EXERCISE TASK —
Each line of the material must be repeated precisely, with the pictures left out.

DATA EXCERPT —
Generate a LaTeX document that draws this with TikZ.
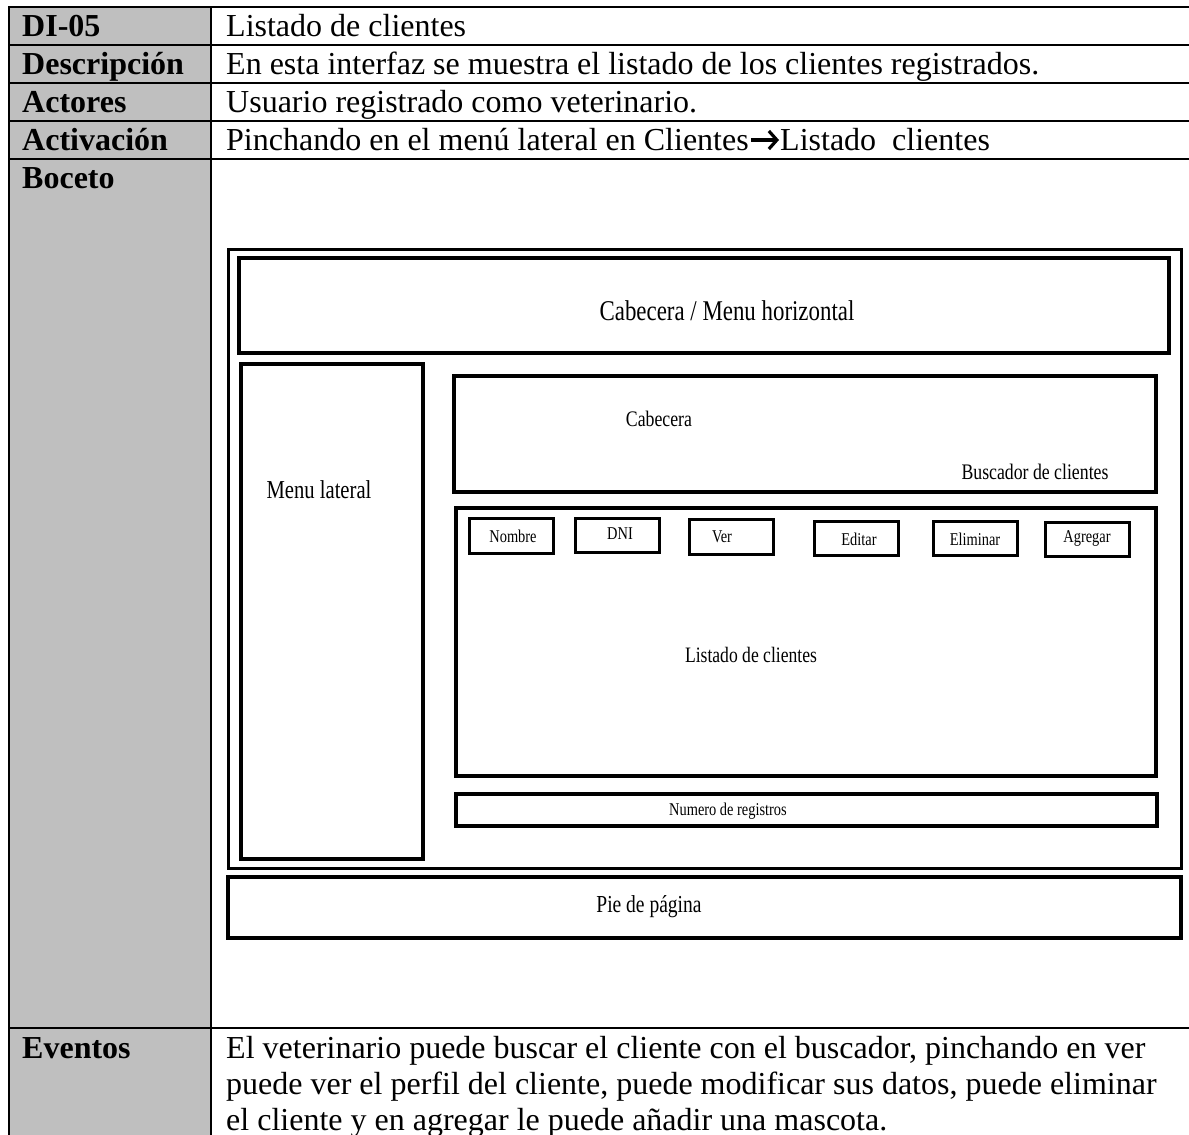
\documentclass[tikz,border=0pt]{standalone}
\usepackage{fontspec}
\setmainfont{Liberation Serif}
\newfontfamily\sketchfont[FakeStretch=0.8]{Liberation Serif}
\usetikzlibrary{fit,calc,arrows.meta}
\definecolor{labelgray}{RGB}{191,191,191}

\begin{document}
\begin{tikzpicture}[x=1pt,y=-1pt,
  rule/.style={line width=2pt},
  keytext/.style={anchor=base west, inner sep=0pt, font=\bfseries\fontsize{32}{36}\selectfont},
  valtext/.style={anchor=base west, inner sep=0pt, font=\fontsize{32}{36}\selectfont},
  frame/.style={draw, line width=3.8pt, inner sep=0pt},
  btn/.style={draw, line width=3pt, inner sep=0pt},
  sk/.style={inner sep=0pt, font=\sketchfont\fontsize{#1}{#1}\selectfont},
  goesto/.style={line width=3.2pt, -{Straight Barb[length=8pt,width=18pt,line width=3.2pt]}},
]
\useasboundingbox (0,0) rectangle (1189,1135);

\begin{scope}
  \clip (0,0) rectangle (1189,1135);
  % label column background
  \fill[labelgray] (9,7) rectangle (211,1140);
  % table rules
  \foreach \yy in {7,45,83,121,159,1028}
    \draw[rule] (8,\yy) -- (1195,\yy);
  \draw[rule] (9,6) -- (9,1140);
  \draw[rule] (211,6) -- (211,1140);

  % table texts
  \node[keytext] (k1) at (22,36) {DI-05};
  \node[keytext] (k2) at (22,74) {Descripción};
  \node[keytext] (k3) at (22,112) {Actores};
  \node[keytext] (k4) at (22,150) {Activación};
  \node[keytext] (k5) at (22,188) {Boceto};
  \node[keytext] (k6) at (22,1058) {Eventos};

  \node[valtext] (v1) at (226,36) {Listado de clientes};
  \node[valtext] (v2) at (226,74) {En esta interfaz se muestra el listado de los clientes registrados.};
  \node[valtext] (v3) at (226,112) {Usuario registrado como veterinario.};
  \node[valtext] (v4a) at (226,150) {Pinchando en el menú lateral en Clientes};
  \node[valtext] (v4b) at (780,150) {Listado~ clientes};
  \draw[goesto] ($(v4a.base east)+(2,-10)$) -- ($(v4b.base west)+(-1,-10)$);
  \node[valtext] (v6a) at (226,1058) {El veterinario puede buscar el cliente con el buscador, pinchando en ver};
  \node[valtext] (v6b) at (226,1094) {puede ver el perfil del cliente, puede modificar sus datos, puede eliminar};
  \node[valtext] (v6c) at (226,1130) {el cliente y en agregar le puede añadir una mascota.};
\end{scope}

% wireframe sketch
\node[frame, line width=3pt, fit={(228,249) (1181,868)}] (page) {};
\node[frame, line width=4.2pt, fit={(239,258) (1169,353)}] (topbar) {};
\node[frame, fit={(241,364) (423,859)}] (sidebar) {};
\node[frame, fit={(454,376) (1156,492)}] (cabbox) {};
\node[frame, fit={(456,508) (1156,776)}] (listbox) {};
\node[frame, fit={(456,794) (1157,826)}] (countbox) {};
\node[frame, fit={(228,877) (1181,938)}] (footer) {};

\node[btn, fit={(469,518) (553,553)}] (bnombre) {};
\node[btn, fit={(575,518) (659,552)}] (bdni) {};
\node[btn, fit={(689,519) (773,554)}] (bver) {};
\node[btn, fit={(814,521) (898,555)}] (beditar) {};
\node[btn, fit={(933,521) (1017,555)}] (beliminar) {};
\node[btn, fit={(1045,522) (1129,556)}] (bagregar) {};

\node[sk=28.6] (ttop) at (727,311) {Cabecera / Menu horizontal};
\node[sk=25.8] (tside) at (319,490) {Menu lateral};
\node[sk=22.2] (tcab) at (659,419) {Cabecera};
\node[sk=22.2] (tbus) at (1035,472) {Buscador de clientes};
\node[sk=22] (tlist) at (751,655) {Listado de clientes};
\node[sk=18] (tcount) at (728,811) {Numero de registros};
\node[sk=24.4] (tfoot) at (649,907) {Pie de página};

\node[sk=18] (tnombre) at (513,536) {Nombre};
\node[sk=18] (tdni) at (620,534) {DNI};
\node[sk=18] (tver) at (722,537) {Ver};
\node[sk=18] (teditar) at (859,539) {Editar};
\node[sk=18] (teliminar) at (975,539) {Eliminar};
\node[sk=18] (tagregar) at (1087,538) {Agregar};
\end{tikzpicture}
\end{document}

ANSWER TO THIS EXERCISE —
Generate a LaTeX document that draws this with TikZ.
\documentclass[tikz,border=0pt]{standalone}
\usepackage{fontspec}
\setmainfont{Liberation Serif}
\newfontfamily\sketchfont[FakeStretch=0.8]{Liberation Serif}
\usetikzlibrary{fit,calc,arrows.meta}
\definecolor{labelgray}{RGB}{191,191,191}

\begin{document}
\begin{tikzpicture}[x=1pt,y=-1pt,
  rule/.style={line width=2pt},
  keytext/.style={anchor=base west, inner sep=0pt, font=\bfseries\fontsize{32}{36}\selectfont},
  valtext/.style={anchor=base west, inner sep=0pt, font=\fontsize{32}{36}\selectfont},
  frame/.style={draw, line width=3.8pt, inner sep=0pt},
  btn/.style={draw, line width=3pt, inner sep=0pt},
  sk/.style={inner sep=0pt, font=\sketchfont\fontsize{#1}{#1}\selectfont},
  goesto/.style={line width=3.2pt, -{Straight Barb[length=8pt,width=18pt,line width=3.2pt]}},
]
\useasboundingbox (0,0) rectangle (1189,1135);

\begin{scope}
  \clip (0,0) rectangle (1189,1135);
  % label column background
  \fill[labelgray] (9,7) rectangle (211,1140);
  % table rules
  \foreach \yy in {7,45,83,121,159,1028}
    \draw[rule] (8,\yy) -- (1195,\yy);
  \draw[rule] (9,6) -- (9,1140);
  \draw[rule] (211,6) -- (211,1140);

  % table texts
  \node[keytext] (k1) at (22,36) {DI-05};
  \node[keytext] (k2) at (22,74) {Descripción};
  \node[keytext] (k3) at (22,112) {Actores};
  \node[keytext] (k4) at (22,150) {Activación};
  \node[keytext] (k5) at (22,188) {Boceto};
  \node[keytext] (k6) at (22,1058) {Eventos};

  \node[valtext] (v1) at (226,36) {Listado de clientes};
  \node[valtext] (v2) at (226,74) {En esta interfaz se muestra el listado de los clientes registrados.};
  \node[valtext] (v3) at (226,112) {Usuario registrado como veterinario.};
  \node[valtext] (v4a) at (226,150) {Pinchando en el menú lateral en Clientes};
  \node[valtext] (v4b) at (780,150) {Listado~ clientes};
  \draw[goesto] ($(v4a.base east)+(2,-10)$) -- ($(v4b.base west)+(-1,-10)$);
  \node[valtext] (v6a) at (226,1058) {El veterinario puede buscar el cliente con el buscador, pinchando en ver};
  \node[valtext] (v6b) at (226,1094) {puede ver el perfil del cliente, puede modificar sus datos, puede eliminar};
  \node[valtext] (v6c) at (226,1130) {el cliente y en agregar le puede añadir una mascota.};
\end{scope}

% wireframe sketch
\node[frame, line width=3pt, fit={(228,249) (1181,868)}] (page) {};
\node[frame, line width=4.2pt, fit={(239,258) (1169,353)}] (topbar) {};
\node[frame, fit={(241,364) (423,859)}] (sidebar) {};
\node[frame, fit={(454,376) (1156,492)}] (cabbox) {};
\node[frame, fit={(456,508) (1156,776)}] (listbox) {};
\node[frame, fit={(456,794) (1157,826)}] (countbox) {};
\node[frame, fit={(228,877) (1181,938)}] (footer) {};

\node[btn, fit={(469,518) (553,553)}] (bnombre) {};
\node[btn, fit={(575,518) (659,552)}] (bdni) {};
\node[btn, fit={(689,519) (773,554)}] (bver) {};
\node[btn, fit={(814,521) (898,555)}] (beditar) {};
\node[btn, fit={(933,521) (1017,555)}] (beliminar) {};
\node[btn, fit={(1045,522) (1129,556)}] (bagregar) {};

\node[sk=28.6] (ttop) at (727,311) {Cabecera / Menu horizontal};
\node[sk=25.8] (tside) at (319,490) {Menu lateral};
\node[sk=22.2] (tcab) at (659,419) {Cabecera};
\node[sk=22.2] (tbus) at (1035,472) {Buscador de clientes};
\node[sk=22] (tlist) at (751,655) {Listado de clientes};
\node[sk=18] (tcount) at (728,811) {Numero de registros};
\node[sk=24.4] (tfoot) at (649,907) {Pie de página};

\node[sk=18] (tnombre) at (513,536) {Nombre};
\node[sk=18] (tdni) at (620,534) {DNI};
\node[sk=18] (tver) at (722,537) {Ver};
\node[sk=18] (teditar) at (859,539) {Editar};
\node[sk=18] (teliminar) at (975,539) {Eliminar};
\node[sk=18] (tagregar) at (1087,538) {Agregar};
\end{tikzpicture}
\end{document}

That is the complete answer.